January 4, 2010
In October 2009 the Obama administration announced its decision to end the ban prohibiting HIV-positive people from traveling and immigrating to the United States. The highly celebrated change took effect January 4. We asked Frank J. Oldham Jr., president and chief executive officer of the National Association of People With AIDS (NAPWA), for his thoughts on how this important policy change might affect Black America's fight against AIDS.
Why was ending this ban so important?
A civil rights issue has been addressed for minorities, gay people and women of all colors with HIV. It's long overdue. It was a completely backward policy.
How will this change impact Black people -- both HIV-positive and HIV-negative -- particularly in the United States?
When someone dies of AIDS, they're really dying of poverty, racism, homo-hatred, stigma around substance abuse and no health care. African Americans make up 13 percent of the U.S. population and [almost] 50 percent of the AIDS population. Lifting the ban helps remove stigma and saves lives. NAPWA represents 1.1 million Americans living with HIV, over 50 percent of them Black, and we don't want them to progress to AIDS, [but they can] if they don't get care. Lifting the ban ensures that we can learn from people overseas how to best get people into care and keep them there.

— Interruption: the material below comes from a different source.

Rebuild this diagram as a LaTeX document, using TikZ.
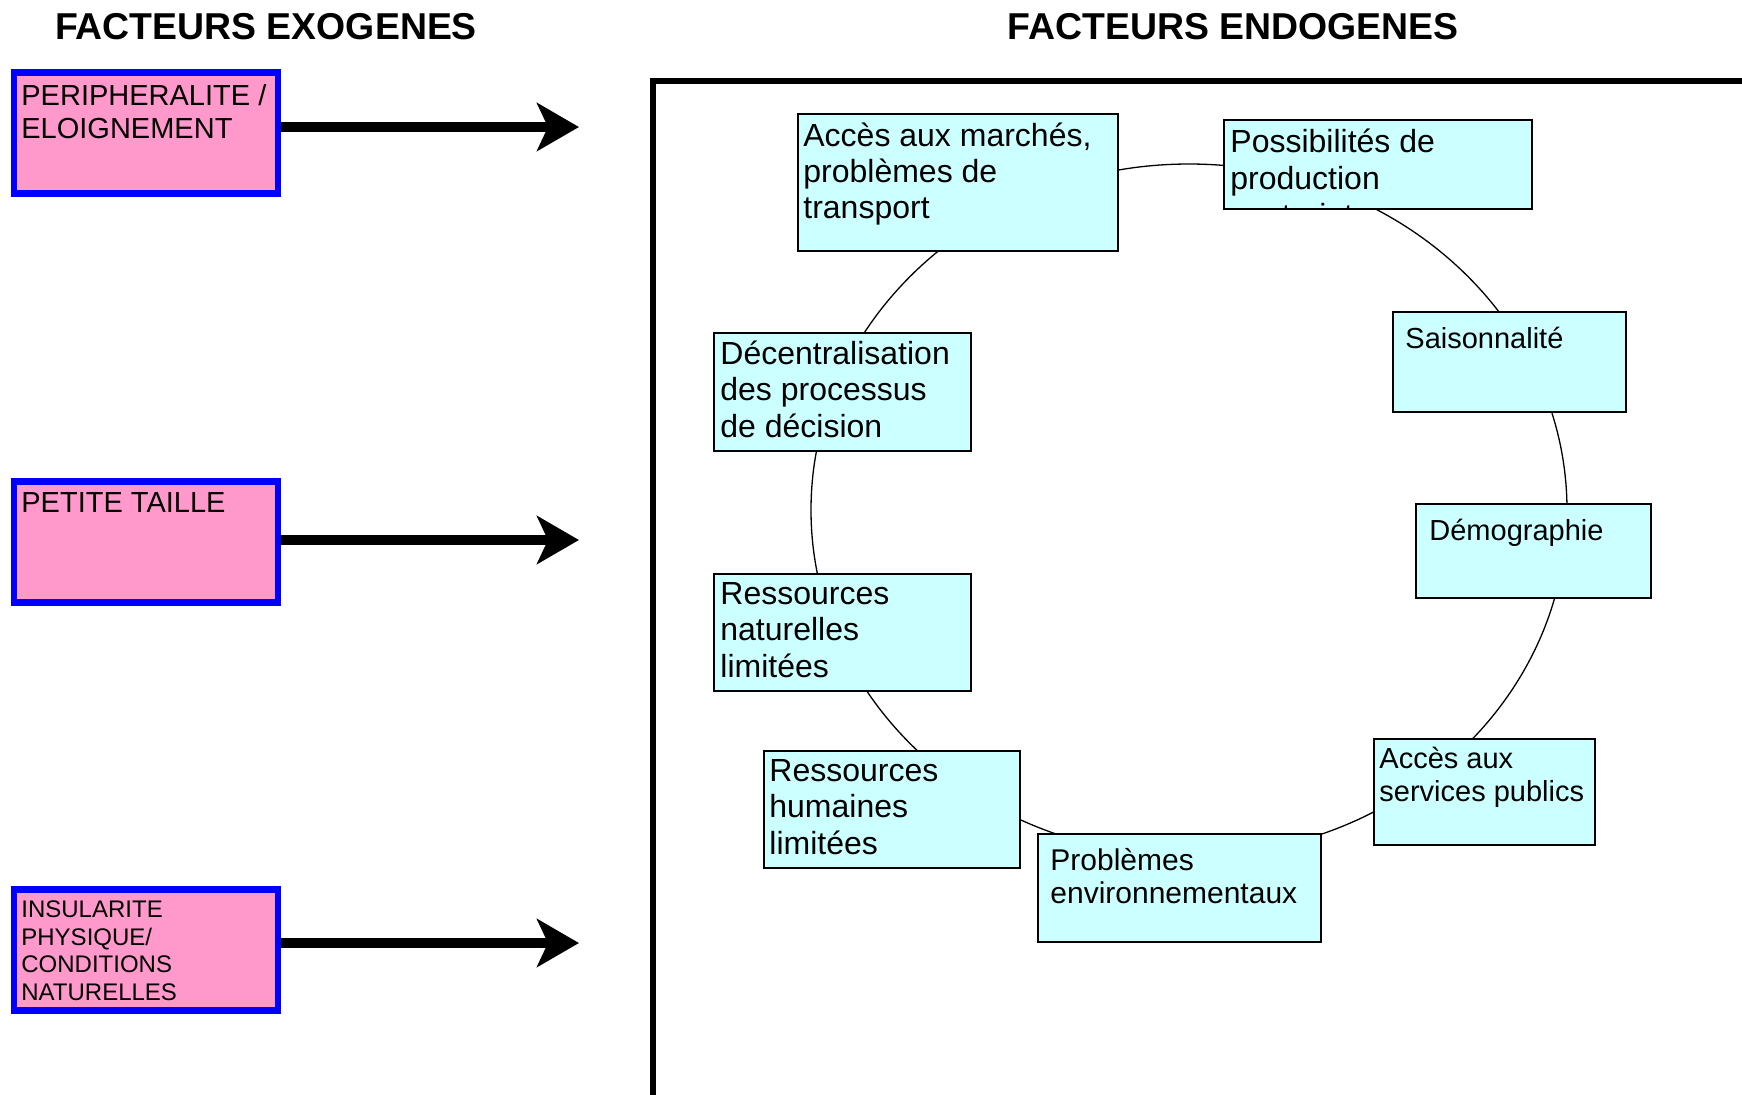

What do Black Americans stand to learn from Black people fighting AIDS around the diaspora?
We can learn so much, for example, from countries in Western Europe, where the AIDS epidemic has not grown like ours. When you look at the infection rate in Washington, D.C., and compare it to HIV infection rates in London, Paris, Copenhagen and other Western European capital cities, we should be totally ashamed. There is also a lot to be learned from Africa, and a lot that we can offer in terms of controlling and ending their epidemic. Letting HIV-positive people from other countries into the U.S. who can present us with HIV interventions that are effective and have been evaluated, [helps us make] a stronger case to [encourage] the CDC to develop and implement similar interventions in the United States. Banning people with such experience and expertise has erected an iron curtain of fear, and it has been deadly. This is especially true for gay men of all colors. I think that we should take every opportunity possible to learn more about access to care and how to stop HIV so that people don't progress to AIDS.
What are the implications for Black Americans now that the International AIDS Conference will be held in Washington, D.C., in 2012? Does holding the conference in D.C. have implications for D.C.'s beleaguered AIDS-prevention efforts?
I think it's a dynamic and powerful statement. The District, which is 80 percent Black, has the highest HIV infection rate in the country. It is an example of the African American AIDS epidemic at its most tragic. With Washington being the capital of the U.S., having other countries come here can energize the domestic agenda. We have people of color in powerful places -- African American people who understand the epidemic. We have those allies, and we need to work with them.
What should members of the AIDS community, particularly its leaders, do to continue the momentum of this decision?
AIDS activists can help with health care reform and ending poverty and [can] support the Obama administration. We don't need to be so critical of the administration that we shoot ourselves in the foot. The AIDS community should embrace a new AIDS activism -- a constructive and positive engagement with our allies in government. Rather than picking apart their decisions, we should work with and support them to get the best care and programs for people living with HIV/AIDS. It's a once-in-a-lifetime opportunity.
Nicole Joseph is a Chicago-based journalist and media researcher.